Mom blinked. It was rare to get her speechless. Wasn't worth it, but still a rare event. "And when did you learn to do that?" she gasped, the shock evident.

I thought for a moment. "I got into advanced hacking when I was about seven. Maybe eight. Everyone else was still doing light security breaking and entering, but I seemed to have a gift for it. Such things were rather encouraged back then. Now can we please drop the Manticore thing because I really don't want to talk about what I did and what I learned from them?"

I was very glad that she let the subject drop. It was far from her favorite one as well, and we both agreed that there were some things not worth mentioning. I couldn't afford to pretend it didn't happen, but I didn't need it in my face either. Mom was still not over being mad, but she was a lot calmer by the time we got home. Mom didn't get over being that pissed very easily no matter how much rational was behind the actions. It would take a few days.

"Your sister doesn't know what happened," she said curtly when we pulled up to the house. "I think it would be best to keep it that way." Chances were she hadn't noticed that I was gone, but I didn't say that to Mom. She was touchy enough as it was.

Kay was, shockingly enough, on the phone when I went in. I actually got a wave from her before she went back to trashing Lacey McGrath and that "Little House on the Prairie" outfit she wore to school. I smiled. Nice to see that some things didn't change. I went to my room, and crawled out the window.

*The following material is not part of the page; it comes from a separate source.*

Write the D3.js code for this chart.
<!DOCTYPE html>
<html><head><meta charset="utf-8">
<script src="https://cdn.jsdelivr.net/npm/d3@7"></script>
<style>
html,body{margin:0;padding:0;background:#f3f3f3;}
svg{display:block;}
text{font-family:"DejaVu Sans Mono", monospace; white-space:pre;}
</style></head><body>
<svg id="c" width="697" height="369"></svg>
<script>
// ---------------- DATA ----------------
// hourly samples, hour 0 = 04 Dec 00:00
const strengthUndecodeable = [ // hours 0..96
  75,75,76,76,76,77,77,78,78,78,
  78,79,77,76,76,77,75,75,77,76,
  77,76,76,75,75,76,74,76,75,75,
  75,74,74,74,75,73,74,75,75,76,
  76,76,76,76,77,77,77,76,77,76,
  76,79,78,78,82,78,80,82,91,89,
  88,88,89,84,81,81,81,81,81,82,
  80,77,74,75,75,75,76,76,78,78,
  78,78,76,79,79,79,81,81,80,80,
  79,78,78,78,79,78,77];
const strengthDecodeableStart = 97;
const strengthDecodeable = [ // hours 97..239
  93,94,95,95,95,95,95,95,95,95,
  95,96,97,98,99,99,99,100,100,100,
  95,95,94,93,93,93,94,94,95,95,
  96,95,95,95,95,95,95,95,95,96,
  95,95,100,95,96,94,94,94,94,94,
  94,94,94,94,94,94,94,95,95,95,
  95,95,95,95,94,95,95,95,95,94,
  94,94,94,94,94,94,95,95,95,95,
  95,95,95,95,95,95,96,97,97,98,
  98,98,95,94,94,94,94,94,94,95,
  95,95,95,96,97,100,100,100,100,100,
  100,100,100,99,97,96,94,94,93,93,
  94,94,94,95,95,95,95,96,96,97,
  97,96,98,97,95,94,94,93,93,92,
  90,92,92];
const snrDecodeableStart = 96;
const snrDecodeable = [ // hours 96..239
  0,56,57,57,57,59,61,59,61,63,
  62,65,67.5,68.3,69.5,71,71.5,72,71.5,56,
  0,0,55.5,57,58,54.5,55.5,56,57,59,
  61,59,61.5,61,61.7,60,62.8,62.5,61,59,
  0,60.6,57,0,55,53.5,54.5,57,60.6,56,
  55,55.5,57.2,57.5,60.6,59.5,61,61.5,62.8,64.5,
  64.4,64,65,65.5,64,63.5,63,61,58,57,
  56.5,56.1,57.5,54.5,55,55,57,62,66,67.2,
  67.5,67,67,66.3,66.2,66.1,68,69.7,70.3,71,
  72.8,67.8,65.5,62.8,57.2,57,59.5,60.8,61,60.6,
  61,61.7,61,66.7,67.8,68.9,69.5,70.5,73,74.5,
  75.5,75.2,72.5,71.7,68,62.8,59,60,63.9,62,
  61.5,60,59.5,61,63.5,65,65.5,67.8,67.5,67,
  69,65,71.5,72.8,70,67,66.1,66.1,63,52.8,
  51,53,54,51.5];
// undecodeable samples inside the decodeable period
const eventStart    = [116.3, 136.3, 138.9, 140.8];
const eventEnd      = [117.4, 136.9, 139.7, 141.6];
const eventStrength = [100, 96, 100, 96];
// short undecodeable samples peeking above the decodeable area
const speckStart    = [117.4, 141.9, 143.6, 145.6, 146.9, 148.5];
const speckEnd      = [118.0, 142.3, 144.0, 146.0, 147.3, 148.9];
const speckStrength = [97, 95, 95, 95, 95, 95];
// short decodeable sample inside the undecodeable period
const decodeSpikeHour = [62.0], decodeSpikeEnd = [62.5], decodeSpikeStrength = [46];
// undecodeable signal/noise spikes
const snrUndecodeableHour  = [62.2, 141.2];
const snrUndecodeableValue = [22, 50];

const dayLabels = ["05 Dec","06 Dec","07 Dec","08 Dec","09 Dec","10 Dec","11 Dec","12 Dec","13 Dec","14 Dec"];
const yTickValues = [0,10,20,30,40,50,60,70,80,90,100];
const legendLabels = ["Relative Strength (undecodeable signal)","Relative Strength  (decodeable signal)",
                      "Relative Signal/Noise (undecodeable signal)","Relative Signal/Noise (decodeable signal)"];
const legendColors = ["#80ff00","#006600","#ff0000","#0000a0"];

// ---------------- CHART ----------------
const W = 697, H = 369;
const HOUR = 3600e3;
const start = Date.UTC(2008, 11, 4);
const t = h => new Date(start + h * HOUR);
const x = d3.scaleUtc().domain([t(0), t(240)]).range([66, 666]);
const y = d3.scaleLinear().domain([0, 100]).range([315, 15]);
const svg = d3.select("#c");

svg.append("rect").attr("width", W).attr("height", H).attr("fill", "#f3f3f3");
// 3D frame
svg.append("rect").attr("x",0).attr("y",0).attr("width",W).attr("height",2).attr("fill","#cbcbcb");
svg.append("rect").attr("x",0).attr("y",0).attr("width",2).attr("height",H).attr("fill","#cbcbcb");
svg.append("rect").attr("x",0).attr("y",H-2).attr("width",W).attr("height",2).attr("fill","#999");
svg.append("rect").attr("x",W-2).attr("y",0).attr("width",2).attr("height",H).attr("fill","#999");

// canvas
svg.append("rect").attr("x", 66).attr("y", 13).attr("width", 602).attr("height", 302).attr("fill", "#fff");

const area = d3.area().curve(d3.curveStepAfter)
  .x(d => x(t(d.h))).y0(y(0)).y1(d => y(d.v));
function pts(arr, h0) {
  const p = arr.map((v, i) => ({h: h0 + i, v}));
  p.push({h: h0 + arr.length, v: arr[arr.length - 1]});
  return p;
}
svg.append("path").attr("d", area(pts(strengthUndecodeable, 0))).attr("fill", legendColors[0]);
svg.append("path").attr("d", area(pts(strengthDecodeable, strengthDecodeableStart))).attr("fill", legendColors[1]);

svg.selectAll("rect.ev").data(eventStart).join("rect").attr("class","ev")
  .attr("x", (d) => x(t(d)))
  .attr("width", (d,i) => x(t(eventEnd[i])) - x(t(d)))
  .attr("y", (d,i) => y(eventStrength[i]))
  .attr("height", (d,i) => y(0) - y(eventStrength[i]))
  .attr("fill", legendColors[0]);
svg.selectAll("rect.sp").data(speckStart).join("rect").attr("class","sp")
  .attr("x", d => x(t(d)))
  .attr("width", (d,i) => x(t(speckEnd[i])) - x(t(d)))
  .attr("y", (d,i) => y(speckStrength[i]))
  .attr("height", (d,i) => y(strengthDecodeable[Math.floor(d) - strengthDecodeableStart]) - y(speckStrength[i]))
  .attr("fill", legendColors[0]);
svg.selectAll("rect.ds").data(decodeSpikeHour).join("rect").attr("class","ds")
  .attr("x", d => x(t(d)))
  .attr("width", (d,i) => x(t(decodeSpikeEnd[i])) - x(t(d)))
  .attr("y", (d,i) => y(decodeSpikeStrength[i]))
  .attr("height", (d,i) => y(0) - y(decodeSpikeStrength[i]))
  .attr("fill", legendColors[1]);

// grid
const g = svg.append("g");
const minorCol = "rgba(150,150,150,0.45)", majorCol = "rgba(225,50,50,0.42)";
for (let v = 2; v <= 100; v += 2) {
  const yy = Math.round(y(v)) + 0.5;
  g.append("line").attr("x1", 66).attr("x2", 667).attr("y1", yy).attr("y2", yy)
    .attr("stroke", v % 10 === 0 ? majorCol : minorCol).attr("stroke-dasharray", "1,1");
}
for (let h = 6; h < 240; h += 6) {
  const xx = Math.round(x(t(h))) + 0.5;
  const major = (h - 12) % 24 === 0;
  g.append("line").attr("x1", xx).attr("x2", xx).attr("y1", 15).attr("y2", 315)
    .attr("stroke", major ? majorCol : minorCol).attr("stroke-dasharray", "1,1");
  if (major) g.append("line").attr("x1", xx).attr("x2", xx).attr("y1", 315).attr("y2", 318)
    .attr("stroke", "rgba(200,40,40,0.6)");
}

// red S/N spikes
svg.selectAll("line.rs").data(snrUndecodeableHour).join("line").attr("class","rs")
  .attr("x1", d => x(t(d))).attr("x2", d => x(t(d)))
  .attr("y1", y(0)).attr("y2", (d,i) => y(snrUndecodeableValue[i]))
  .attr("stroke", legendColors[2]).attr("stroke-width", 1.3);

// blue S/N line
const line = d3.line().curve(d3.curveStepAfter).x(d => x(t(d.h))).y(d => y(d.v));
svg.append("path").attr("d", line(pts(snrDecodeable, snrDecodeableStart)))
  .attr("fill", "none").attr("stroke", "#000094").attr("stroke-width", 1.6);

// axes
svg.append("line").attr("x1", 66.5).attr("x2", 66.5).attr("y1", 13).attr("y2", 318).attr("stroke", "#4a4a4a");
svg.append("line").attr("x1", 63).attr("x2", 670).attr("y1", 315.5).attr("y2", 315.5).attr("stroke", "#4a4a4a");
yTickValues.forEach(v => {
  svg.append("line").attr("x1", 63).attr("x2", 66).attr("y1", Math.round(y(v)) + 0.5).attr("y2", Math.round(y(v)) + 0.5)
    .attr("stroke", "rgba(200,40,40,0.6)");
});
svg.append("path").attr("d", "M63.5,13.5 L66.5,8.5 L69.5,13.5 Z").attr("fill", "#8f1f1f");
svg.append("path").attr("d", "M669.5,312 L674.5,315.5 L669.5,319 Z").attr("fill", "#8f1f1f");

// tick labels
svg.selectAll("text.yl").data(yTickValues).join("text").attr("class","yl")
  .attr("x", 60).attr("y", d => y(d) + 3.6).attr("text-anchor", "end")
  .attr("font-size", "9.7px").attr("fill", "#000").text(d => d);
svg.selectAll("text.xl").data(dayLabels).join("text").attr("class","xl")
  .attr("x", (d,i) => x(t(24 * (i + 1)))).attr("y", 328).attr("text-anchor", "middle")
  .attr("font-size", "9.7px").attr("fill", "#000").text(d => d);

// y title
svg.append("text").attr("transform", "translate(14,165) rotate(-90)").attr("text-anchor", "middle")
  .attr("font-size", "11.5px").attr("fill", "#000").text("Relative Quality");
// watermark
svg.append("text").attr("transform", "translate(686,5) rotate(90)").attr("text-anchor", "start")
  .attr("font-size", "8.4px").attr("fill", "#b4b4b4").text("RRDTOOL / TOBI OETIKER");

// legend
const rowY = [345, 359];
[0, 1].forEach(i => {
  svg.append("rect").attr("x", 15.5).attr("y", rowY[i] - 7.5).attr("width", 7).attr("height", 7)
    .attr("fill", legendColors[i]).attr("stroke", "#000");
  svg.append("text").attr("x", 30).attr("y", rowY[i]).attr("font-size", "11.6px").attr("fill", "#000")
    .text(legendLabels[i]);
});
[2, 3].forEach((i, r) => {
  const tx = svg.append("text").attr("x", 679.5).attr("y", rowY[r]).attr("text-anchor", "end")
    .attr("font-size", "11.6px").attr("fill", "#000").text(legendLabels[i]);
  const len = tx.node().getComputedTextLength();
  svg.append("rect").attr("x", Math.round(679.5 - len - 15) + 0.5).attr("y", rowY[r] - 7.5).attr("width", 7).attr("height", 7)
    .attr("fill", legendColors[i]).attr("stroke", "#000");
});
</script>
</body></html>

Cody meowed and crawled into my lap, purring loudly as I petted him. Nice to see that someone still loved me. Actually I had a lot of people that loved me despite being away or annoyed at the moment with me. There was only one other that I wanted in my lap besides Cody, but still, this was a good place to be. A good place. I could sleep. Didn't go hungry. My hair wouldn't hold a curl without half a can of hairspray in it, but at least I had it. The only nomilies were the creatures that Kayla brought home and referred to as her friends. I could deal with that. I bit my lip slightly, not able to hold back a few tears. I didn't need Zack to tell me about the Good Place. I was there.